Waldir estudou com pessoas surdas e mudas no Ceja e essa convivência foi essencial para produzir uma boa redação no Encceja e angariar 850 pontos.

Amizade e admiração

Ao longo dos estudos, Waldir encontrou um grande amigo no Ceja, Sérgio Hoffmann, que na época era diretor da instituição. Sérgio recorda que o amigo era um excelente aluno, não perdia as aulas, era extremamente participativo e muito crítico, além de tirar boas notas.

Sérgio Hoffmann ao lado do amigo Waldir | Foto: Arquivo pessoal

“Quando venci a eleição, ele veio me cumprimentar e eu o convidei para ser presidente da APP. Ele estranhou o fato, já que havia trabalhado pela eleição da outra concorrente, de quem inclusive foi fiscal. Eu disse a ele que precisava de alguém para fiscalizar os recursos financeiros e a sua aplicação e que precisava de uma pessoa séria para nos ajudar a administrar as finanças do Ceja”, relembra o ex-diretor da instituição.

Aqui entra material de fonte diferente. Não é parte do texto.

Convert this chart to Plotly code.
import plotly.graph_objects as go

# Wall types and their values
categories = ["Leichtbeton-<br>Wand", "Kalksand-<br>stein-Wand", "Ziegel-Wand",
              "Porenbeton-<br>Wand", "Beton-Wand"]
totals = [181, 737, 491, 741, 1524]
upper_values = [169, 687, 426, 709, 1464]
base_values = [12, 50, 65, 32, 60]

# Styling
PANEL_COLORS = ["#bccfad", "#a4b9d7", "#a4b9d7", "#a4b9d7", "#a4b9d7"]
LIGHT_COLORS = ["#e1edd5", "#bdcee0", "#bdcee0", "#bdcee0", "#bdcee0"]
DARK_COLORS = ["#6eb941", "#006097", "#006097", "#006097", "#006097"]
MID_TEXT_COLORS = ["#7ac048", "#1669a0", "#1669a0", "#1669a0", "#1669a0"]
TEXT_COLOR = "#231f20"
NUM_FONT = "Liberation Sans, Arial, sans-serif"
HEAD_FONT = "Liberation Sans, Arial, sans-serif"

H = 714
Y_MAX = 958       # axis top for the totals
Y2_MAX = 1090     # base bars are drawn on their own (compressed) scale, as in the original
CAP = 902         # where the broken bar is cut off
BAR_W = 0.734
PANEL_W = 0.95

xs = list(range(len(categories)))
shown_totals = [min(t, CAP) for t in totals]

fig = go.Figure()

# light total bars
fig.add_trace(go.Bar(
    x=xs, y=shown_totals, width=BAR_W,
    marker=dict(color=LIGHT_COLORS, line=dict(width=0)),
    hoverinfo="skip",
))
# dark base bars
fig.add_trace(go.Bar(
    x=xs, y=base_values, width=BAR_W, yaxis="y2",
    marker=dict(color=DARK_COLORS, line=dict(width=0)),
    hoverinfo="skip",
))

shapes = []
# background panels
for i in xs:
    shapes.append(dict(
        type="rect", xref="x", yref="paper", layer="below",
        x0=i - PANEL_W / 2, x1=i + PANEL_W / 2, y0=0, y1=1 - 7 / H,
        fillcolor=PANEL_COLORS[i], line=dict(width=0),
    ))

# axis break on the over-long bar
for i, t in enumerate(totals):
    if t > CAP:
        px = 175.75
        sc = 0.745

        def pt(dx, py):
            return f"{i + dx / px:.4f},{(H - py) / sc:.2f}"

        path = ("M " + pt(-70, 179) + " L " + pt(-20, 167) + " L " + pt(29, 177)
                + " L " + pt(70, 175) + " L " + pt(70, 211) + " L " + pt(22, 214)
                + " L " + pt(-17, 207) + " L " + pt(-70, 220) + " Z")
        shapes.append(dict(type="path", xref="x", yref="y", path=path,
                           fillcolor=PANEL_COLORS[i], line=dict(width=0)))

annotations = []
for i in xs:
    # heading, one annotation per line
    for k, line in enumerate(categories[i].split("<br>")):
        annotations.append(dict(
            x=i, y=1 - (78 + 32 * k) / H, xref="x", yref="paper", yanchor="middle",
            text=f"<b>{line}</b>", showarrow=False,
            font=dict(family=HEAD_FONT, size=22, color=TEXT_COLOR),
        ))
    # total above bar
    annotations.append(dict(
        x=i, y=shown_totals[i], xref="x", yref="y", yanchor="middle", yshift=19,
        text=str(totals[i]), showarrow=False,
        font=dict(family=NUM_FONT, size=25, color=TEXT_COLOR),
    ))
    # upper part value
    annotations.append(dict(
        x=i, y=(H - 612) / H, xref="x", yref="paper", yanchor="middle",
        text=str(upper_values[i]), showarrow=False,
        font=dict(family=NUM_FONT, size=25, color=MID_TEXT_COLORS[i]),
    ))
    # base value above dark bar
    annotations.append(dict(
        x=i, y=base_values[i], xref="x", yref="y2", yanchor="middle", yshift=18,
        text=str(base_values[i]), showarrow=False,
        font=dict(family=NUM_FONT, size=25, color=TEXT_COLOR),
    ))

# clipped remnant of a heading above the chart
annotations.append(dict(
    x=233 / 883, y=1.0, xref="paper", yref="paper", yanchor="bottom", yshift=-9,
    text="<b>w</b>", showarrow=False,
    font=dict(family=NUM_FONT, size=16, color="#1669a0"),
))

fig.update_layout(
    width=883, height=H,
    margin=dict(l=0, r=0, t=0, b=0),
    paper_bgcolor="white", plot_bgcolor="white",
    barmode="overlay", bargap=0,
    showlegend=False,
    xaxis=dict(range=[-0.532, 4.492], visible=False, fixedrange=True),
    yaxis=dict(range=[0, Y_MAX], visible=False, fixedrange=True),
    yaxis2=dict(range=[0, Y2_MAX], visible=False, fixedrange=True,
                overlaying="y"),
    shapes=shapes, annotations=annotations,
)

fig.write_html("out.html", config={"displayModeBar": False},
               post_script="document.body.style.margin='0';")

Segundo Sérgio, Waldir sempre participou ativamente das reuniões, auxiliando a equipe com as prestações de contas e aplicação dos recursos. “A minha admiração pelo aluno esforçado e pelo ser humano admirável que é fizeram com que eu me aproximasse do seu Waldir e acabamos ficando amigos”.

Um passo além

Em 2018, aos 66 anos, Waldir já havia concluído os estudos no Ceja e decidiu que queria mais e foi atrás da faculdade de Direito. Com as boas notas do Enem e Enceja, ele ganhou uma bolsa de 100% na Estácio, no Rio de Janeiro. No entanto, ele fez o cálculo de quanto gastaria para se mudar e viu que não valeria a pena.

Mesmo assim, ele seguiu tentando ingressar em uma faculdade e até tentou o vestibular na UFSC, mas das 58 vagas na federal, ficou em 59º lugar. Até que ele encontrou uma opção em Blumenau e que cabia dentro do bolso.

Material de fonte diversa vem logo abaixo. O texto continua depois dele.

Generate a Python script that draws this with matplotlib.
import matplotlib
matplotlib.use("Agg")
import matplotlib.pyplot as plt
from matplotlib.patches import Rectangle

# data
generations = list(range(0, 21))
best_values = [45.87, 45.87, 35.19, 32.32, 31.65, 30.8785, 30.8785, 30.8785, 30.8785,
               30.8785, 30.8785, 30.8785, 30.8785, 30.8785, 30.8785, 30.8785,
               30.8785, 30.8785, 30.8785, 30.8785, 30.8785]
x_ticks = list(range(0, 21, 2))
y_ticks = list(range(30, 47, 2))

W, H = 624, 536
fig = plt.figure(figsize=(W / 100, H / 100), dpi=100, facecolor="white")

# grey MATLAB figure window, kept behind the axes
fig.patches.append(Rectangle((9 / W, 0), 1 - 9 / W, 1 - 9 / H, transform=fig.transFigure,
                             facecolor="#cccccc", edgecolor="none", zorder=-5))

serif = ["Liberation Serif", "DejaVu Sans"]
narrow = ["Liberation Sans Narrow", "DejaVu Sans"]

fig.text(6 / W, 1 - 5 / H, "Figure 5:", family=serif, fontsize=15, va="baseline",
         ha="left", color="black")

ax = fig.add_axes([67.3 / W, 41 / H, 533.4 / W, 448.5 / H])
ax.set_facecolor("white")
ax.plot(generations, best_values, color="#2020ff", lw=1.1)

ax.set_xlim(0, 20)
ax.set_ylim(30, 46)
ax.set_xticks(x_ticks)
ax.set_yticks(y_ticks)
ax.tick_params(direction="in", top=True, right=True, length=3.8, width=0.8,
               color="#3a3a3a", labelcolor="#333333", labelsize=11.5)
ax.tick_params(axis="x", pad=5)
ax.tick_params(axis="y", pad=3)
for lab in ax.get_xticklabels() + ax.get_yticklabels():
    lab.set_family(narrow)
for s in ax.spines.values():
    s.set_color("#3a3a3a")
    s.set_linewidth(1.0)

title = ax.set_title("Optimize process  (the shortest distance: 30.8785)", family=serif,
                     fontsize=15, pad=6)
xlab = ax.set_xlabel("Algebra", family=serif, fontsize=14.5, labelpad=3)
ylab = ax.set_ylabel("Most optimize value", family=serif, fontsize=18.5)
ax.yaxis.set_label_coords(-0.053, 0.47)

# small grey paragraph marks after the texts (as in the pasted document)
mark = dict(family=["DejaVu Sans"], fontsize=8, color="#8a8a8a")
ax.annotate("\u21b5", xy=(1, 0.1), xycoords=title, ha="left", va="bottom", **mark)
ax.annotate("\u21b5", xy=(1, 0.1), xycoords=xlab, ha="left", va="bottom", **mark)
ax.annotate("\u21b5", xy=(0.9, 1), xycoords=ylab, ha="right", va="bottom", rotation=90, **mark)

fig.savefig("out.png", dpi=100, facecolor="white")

Durante cinco anos ele estudou diariamente na Uniasselvi e, como resultado, concluiu o curso em 2023 com média 8,7. Waldir explica que a vontade de fazer Direito surgiu após uma pendência com um vizinho na Justiça. Ele recorda que não conseguiu um advogado gratuitamente e precisou fazer um empréstimo para conseguir resolver a situação.

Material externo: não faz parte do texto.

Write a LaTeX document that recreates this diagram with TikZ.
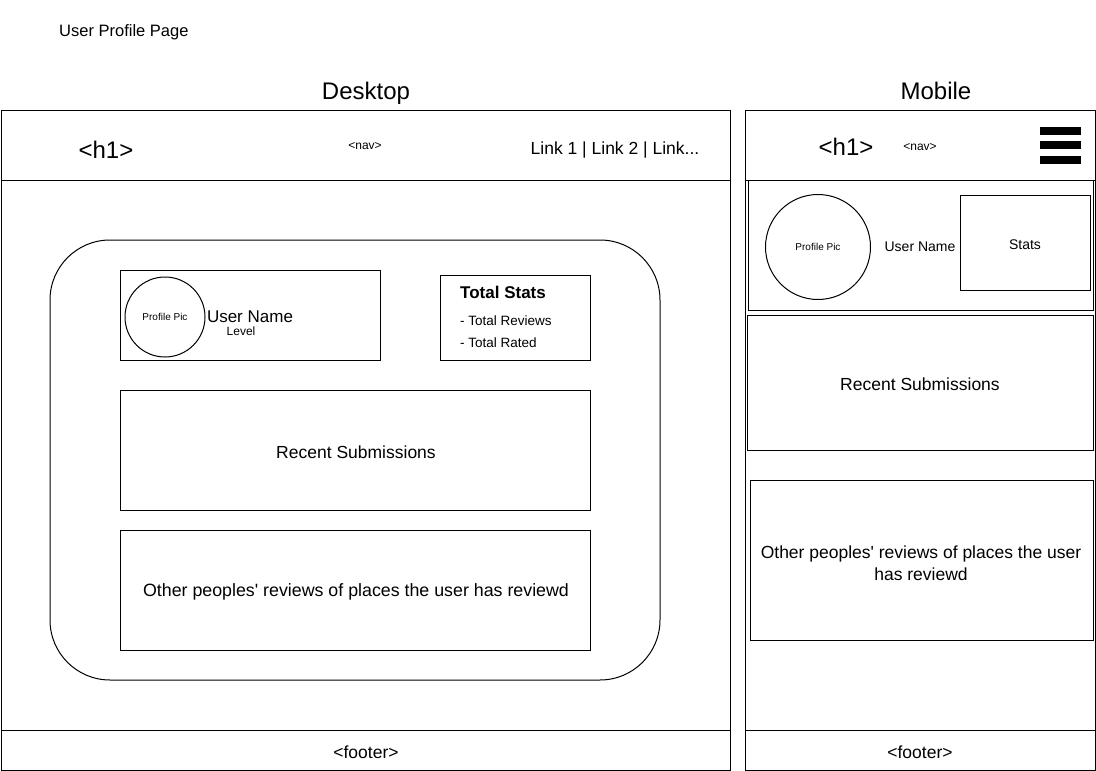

Registro feito durante visita na OAB | Foto: Arquivo pessoal

Aquilo marcou Waldir, que agora planeja ajudar as pessoas mais humildes e que precisam de um advogado. Ele pretende atuar com Direito Trabalhista e Previdenciário. Após ficar viúvo, Waldir encontrou uma nova companheira, a Rose que, segundo ele, é uma grande incentivadora para que ele se torne um advogado.

Agora o morador do Progresso se prepara para fazer o Exame da Ordem dos Advogados do Brasil (OAB). “Estou me preparando para fazer a prova pois eu quero advogar”. A primeira fase acontecerá no dia 24 de março e Waldir está 100% focado nos estudos para o teste.